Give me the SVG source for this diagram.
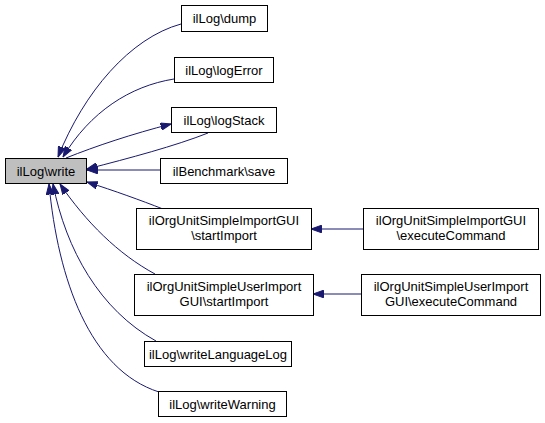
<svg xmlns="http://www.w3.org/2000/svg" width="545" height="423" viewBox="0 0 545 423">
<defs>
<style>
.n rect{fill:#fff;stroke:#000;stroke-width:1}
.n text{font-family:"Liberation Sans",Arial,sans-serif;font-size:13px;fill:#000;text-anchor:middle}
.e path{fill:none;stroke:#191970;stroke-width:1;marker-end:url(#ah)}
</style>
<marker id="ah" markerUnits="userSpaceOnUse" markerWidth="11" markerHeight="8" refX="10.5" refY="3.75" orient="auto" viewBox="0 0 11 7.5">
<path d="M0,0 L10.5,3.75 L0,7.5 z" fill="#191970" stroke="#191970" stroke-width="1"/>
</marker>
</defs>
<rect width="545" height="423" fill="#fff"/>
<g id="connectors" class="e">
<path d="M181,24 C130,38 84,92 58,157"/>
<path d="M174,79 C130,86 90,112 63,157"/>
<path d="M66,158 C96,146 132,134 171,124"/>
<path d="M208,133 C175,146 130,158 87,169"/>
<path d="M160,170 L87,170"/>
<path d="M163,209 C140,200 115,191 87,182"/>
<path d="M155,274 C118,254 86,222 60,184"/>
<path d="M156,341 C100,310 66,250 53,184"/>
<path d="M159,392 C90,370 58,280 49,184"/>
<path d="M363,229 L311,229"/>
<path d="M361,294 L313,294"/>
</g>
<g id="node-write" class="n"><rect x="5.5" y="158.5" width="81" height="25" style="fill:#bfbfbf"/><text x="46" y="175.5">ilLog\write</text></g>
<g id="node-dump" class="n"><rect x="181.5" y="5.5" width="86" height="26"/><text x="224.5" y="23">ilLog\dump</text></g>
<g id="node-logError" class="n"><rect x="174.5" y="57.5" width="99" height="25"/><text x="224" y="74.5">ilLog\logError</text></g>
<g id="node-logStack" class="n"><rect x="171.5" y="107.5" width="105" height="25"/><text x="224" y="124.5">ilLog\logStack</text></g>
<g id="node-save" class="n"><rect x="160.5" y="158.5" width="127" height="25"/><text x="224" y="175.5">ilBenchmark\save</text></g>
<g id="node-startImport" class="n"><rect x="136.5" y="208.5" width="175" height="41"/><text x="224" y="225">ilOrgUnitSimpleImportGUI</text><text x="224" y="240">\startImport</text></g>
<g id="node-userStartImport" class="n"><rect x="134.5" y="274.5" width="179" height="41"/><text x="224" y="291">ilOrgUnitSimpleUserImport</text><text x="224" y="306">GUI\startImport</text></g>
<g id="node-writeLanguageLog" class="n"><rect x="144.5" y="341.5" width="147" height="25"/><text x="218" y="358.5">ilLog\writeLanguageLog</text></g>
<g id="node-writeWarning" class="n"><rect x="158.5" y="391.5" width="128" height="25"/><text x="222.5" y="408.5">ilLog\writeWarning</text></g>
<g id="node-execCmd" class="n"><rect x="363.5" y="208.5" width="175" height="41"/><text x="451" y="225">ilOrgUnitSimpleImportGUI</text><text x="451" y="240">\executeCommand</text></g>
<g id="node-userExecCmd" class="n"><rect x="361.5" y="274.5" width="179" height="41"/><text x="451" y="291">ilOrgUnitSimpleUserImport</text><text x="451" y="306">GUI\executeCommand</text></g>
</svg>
—————
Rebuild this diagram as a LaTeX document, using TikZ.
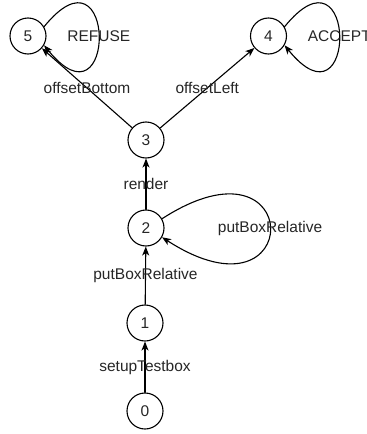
—————
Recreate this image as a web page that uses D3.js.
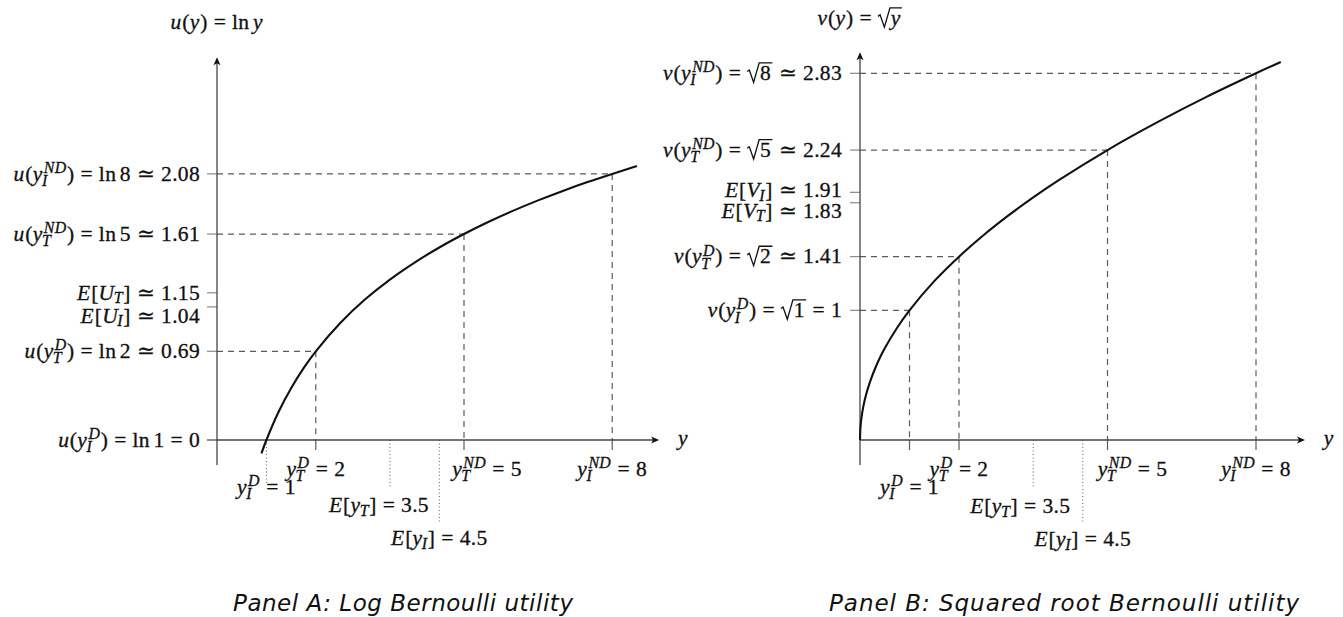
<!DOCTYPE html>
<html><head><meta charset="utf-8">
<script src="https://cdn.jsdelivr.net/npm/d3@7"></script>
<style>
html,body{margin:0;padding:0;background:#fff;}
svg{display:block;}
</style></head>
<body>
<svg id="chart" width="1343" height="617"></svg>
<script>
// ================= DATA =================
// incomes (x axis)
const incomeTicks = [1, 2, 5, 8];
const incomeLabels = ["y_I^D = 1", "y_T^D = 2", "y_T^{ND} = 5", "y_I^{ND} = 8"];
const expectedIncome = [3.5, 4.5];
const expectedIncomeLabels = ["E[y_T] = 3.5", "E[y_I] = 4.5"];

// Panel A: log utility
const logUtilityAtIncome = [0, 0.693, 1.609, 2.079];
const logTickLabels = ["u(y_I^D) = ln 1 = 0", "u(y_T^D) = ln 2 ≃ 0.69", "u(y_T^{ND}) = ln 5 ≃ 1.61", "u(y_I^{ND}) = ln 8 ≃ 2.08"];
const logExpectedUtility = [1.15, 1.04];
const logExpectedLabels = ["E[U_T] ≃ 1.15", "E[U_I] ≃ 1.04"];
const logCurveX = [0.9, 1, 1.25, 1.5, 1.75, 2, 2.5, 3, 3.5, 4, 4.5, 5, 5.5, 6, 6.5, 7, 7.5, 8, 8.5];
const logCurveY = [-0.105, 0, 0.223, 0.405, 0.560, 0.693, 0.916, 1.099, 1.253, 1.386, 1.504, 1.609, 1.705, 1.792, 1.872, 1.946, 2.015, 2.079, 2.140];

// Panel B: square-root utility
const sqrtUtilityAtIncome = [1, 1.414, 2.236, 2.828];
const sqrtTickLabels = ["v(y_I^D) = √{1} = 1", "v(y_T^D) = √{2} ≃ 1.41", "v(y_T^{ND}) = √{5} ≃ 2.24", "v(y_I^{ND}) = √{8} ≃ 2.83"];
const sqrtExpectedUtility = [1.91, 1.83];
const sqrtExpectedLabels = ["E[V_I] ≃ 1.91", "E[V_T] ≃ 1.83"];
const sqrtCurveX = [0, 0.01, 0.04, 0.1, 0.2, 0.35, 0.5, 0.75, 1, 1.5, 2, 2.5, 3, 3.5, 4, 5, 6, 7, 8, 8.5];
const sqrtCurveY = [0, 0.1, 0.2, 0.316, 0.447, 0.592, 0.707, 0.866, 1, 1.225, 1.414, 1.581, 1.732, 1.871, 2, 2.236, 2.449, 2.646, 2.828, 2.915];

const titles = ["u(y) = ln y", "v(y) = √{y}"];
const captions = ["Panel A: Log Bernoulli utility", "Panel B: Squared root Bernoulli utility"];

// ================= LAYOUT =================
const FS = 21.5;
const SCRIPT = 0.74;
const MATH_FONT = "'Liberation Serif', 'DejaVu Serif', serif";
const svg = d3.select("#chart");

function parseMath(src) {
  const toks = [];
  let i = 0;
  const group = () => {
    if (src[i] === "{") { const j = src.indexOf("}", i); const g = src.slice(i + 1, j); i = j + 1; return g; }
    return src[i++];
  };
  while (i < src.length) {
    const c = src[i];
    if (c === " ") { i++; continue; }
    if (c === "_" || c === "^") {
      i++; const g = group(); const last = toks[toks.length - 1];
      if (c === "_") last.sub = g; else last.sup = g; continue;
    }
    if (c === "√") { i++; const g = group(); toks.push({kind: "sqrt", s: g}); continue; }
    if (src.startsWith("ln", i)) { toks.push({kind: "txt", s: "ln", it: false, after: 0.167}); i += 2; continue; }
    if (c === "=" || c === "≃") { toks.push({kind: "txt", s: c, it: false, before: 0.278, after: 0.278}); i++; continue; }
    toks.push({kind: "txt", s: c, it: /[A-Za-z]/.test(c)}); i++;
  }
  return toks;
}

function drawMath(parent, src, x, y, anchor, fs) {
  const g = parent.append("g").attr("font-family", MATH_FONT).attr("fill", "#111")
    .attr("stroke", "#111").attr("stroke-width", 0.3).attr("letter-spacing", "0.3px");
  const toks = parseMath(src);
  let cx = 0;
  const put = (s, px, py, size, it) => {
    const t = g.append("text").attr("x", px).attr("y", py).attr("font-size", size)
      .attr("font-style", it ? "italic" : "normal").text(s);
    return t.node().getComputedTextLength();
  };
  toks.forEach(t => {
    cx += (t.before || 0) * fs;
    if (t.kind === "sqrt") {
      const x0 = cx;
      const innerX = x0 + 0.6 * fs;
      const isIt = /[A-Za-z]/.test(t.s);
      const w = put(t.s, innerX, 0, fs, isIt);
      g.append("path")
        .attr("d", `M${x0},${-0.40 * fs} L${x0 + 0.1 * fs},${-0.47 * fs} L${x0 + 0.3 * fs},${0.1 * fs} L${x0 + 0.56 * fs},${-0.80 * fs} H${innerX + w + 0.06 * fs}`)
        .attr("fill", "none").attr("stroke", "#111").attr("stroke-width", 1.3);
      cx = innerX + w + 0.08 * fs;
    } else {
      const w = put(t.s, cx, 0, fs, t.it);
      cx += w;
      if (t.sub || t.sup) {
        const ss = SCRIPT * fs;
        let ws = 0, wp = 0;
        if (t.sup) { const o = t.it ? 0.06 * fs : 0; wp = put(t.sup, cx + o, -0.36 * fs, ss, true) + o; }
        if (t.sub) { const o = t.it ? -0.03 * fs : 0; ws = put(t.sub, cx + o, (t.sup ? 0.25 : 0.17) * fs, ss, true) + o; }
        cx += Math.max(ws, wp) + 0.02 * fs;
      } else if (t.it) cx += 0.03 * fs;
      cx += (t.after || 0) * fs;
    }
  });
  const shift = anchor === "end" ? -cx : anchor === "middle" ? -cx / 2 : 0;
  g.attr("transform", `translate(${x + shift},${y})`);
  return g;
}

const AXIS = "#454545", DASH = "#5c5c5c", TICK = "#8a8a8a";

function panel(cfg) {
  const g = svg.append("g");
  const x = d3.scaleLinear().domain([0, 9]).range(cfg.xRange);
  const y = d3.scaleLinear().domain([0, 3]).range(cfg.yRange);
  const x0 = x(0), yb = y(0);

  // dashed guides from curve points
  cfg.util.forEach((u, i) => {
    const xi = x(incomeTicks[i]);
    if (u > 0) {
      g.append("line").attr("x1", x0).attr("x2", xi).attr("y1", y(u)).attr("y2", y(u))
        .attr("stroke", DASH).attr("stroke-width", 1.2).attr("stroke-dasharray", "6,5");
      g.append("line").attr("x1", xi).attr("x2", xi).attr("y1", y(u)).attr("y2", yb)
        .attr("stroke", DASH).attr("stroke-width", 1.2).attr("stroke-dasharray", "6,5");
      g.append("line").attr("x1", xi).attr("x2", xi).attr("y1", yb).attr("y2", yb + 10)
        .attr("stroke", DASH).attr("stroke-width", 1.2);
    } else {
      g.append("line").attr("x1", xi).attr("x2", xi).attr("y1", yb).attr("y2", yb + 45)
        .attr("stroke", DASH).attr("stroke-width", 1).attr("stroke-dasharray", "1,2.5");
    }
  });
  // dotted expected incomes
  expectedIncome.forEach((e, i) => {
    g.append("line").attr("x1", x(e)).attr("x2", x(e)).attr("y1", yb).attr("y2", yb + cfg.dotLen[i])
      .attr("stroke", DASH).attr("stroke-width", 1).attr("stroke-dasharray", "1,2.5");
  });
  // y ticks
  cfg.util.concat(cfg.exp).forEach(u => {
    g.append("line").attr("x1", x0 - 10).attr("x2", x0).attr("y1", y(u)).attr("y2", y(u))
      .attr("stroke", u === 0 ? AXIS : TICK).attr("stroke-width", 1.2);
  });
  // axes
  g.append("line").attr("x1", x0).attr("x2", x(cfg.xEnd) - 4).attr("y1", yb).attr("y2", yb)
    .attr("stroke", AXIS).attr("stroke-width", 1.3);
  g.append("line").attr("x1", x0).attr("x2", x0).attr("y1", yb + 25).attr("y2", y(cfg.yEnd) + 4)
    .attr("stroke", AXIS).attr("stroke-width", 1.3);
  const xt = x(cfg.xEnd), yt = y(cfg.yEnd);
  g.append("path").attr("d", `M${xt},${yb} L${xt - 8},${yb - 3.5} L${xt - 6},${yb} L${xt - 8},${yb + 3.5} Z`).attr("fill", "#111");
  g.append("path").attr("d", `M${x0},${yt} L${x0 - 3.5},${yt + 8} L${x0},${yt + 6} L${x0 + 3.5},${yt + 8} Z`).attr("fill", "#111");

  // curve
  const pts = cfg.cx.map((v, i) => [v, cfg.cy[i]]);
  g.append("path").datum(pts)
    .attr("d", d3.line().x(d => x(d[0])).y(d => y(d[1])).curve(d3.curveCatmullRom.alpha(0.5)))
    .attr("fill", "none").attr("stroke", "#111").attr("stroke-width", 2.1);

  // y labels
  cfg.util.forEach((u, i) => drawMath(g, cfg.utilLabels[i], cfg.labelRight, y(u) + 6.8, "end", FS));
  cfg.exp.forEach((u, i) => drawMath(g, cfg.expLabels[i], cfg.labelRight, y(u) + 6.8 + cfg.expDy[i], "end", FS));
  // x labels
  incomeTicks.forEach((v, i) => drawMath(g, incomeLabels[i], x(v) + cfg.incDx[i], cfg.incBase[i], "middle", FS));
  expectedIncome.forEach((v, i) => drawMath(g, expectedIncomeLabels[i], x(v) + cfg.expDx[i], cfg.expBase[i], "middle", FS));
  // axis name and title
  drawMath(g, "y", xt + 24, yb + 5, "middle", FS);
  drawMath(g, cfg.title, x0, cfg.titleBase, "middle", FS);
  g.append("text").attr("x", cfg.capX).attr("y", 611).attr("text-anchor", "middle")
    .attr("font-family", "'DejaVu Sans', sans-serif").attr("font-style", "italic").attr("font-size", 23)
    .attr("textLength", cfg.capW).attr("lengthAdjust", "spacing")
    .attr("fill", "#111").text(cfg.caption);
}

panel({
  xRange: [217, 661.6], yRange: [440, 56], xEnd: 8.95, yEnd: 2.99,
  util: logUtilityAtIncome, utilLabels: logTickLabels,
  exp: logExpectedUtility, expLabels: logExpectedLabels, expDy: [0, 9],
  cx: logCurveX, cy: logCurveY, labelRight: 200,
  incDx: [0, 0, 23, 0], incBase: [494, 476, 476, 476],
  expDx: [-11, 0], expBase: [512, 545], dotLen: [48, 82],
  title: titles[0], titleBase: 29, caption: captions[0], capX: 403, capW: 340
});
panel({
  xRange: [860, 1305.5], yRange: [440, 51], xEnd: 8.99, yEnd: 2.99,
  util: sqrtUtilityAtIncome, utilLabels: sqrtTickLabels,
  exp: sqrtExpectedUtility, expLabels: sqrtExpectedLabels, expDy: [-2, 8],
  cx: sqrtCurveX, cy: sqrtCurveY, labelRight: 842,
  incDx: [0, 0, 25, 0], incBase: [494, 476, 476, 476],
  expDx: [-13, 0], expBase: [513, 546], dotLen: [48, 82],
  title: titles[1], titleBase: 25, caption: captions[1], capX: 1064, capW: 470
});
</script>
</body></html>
—————
__Stated task__. Keep to the lines between the line with "Recreate this image" and the line with "2.015, 2.079, 2.140];", inclusive, and transcribe them without pictures.

__Written response__.
Recreate this image as a web page that uses D3.js.
<!DOCTYPE html>
<html><head><meta charset="utf-8">
<script src="https://cdn.jsdelivr.net/npm/d3@7"></script>
<style>
html,body{margin:0;padding:0;background:#fff;}
svg{display:block;}
</style></head>
<body>
<svg id="chart" width="1343" height="617"></svg>
<script>
// ================= DATA =================
// incomes (x axis)
const incomeTicks = [1, 2, 5, 8];
const incomeLabels = ["y_I^D = 1", "y_T^D = 2", "y_T^{ND} = 5", "y_I^{ND} = 8"];
const expectedIncome = [3.5, 4.5];
const expectedIncomeLabels = ["E[y_T] = 3.5", "E[y_I] = 4.5"];

// Panel A: log utility
const logUtilityAtIncome = [0, 0.693, 1.609, 2.079];
const logTickLabels = ["u(y_I^D) = ln 1 = 0", "u(y_T^D) = ln 2 ≃ 0.69", "u(y_T^{ND}) = ln 5 ≃ 1.61", "u(y_I^{ND}) = ln 8 ≃ 2.08"];
const logExpectedUtility = [1.15, 1.04];
const logExpectedLabels = ["E[U_T] ≃ 1.15", "E[U_I] ≃ 1.04"];
const logCurveX = [0.9, 1, 1.25, 1.5, 1.75, 2, 2.5, 3, 3.5, 4, 4.5, 5, 5.5, 6, 6.5, 7, 7.5, 8, 8.5];
const logCurveY = [-0.105, 0, 0.223, 0.405, 0.560, 0.693, 0.916, 1.099, 1.253, 1.386, 1.504, 1.609, 1.705, 1.792, 1.872, 1.946, 2.015, 2.079, 2.140];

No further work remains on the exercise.